Starting at the first line of the listing below, retype each line up to and including the one that contains "fig = plt.figure(figsize=(W". Leave pictures out.
─── AVAILABLE DATA
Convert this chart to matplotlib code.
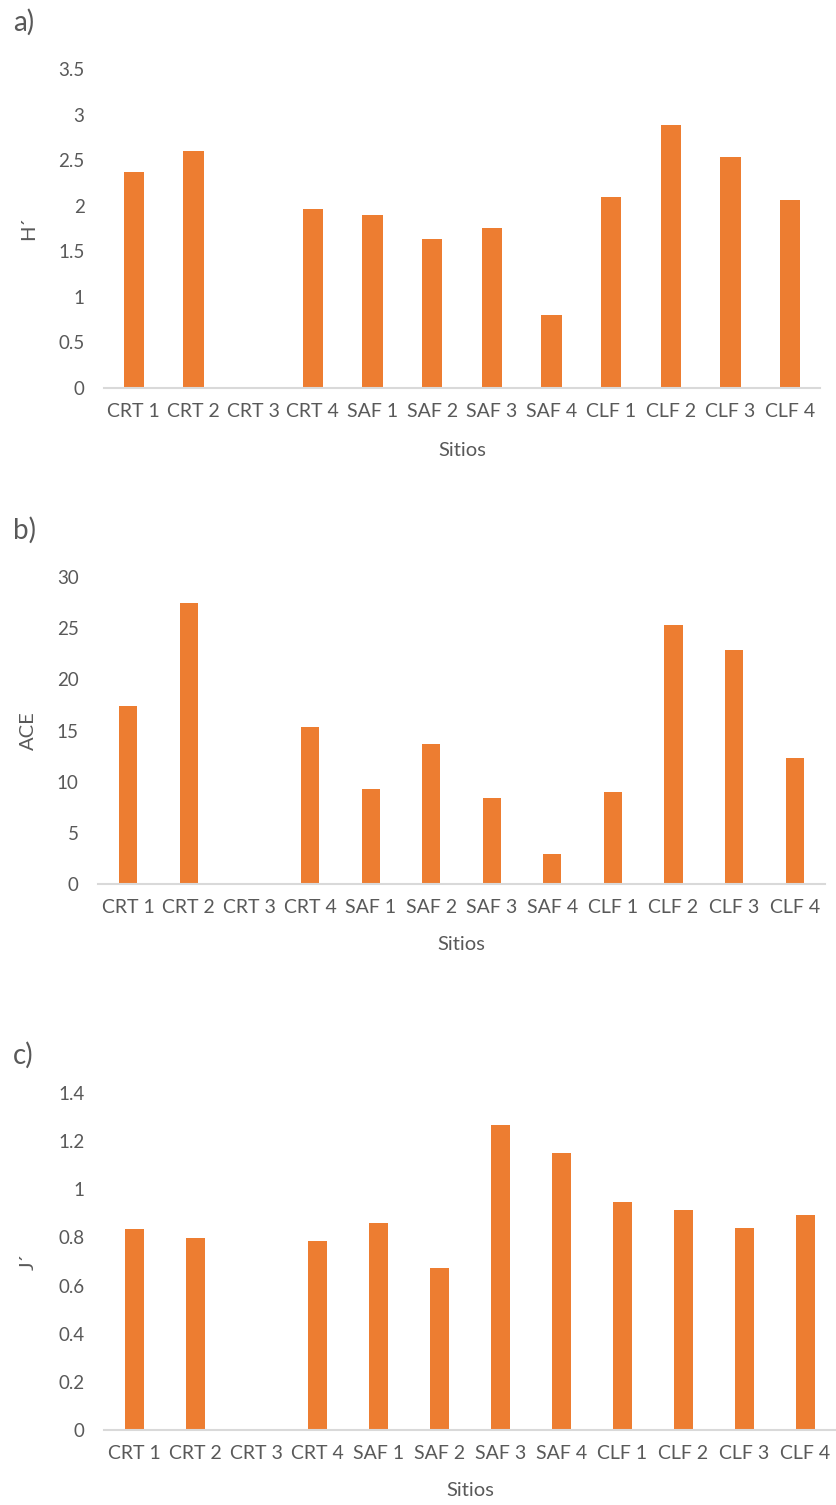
import numpy as np
import matplotlib
matplotlib.use("Agg")
import matplotlib.pyplot as plt

plt.rcParams['font.family'] = ['Lato', 'DejaVu Sans']

sitios = ["CRT 1", "CRT 2", "CRT 3", "CRT 4", "SAF 1", "SAF 2",
          "SAF 3", "SAF 4", "CLF 1", "CLF 2", "CLF 3", "CLF 4"]

shannon_h = [2.37, 2.60, 0.0, 1.96, 1.90, 1.64, 1.76, 0.80, 2.10, 2.89, 2.53, 2.06]
ace = [17.35, 27.43, 0.0, 15.31, 9.29, 13.71, 8.45, 2.96, 8.97, 25.32, 22.85, 12.32]
pielou_j = [0.833, 0.796, 0.0, 0.785, 0.861, 0.674, 1.266, 1.151, 0.948, 0.915, 0.839, 0.893]

BAR = "#ED7D31"
TXT = "#595959"
AXL = "#D9D9D9"

W, H = 836, 1505
fig = plt.figure(figsize=(W / 100, H / 100), dpi=100)


def panel(box, values, ymax, ystep, ylabel, letter, letter_y, width, xlab_off):
    # box is (left, top, right, bottom) in pixels from the top-left corner
    l, t, r, b = box
    ax = fig.add_axes([l / W, 1 - b / H, (r - l) / W, (b - t) / H])
    x = np.arange(len(sitios))
    ax.bar(x, values, width=width, color=BAR, zorder=2)
    ax.set_xlim(-0.5, len(sitios) - 0.5)
    ax.set_ylim(0, ymax)
    ticks = np.arange(0, ymax + ystep / 2, ystep)
    ax.set_yticks(ticks)
    ax.set_yticklabels(["%g" % round(v, 2) for v in ticks])
    ax.set_xticks(x)
    ax.set_xticklabels(sitios)
    for s in ["top", "right", "left"]:
        ax.spines[s].set_visible(False)
    ax.spines["bottom"].set_color(AXL)
    ax.spines["bottom"].set_linewidth(1.5)
    ax.tick_params(axis="both", length=0, labelcolor=TXT)
    ax.tick_params(axis="x", pad=11, labelsize=14)
    ax.tick_params(axis="y", pad=14, labelsize=13.5)
    ax.set_xlabel("Sitios", fontsize=14.5, color=TXT)
    ax.xaxis.set_label_coords(0.5, -xlab_off / (b - t))
    ax.set_ylabel(ylabel, fontsize=14.5, color=TXT)
    ax.yaxis.set_label_coords(-(l - 37) / (r - l), 0.5)
    fig.text(13 / W, 1 - letter_y / H, letter, fontsize=20, color=TXT,
             ha="left", va="center")
    return ax


panel((104, 69, 820, 388), shannon_h, 3.5, 0.5, "H´", "a)", 22, 0.34, 54)
panel((98, 577, 825, 884), ace, 30, 5, "ACE", "b)", 530, 0.30, 52)
panel((104, 1093, 836, 1430), pielou_j, 1.4, 0.2, "J´", "c)", 1055, 0.32, 52)

fig.savefig("out.png", dpi=100, facecolor="white")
──────
• _EXERCISE RESULT_:
Convert this chart to matplotlib code.
import numpy as np
import matplotlib
matplotlib.use("Agg")
import matplotlib.pyplot as plt

plt.rcParams['font.family'] = ['Lato', 'DejaVu Sans']

sitios = ["CRT 1", "CRT 2", "CRT 3", "CRT 4", "SAF 1", "SAF 2",
          "SAF 3", "SAF 4", "CLF 1", "CLF 2", "CLF 3", "CLF 4"]

shannon_h = [2.37, 2.60, 0.0, 1.96, 1.90, 1.64, 1.76, 0.80, 2.10, 2.89, 2.53, 2.06]
ace = [17.35, 27.43, 0.0, 15.31, 9.29, 13.71, 8.45, 2.96, 8.97, 25.32, 22.85, 12.32]
pielou_j = [0.833, 0.796, 0.0, 0.785, 0.861, 0.674, 1.266, 1.151, 0.948, 0.915, 0.839, 0.893]

BAR = "#ED7D31"
TXT = "#595959"
AXL = "#D9D9D9"

W, H = 836, 1505
fig = plt.figure(figsize=(W / 100, H / 100), dpi=100)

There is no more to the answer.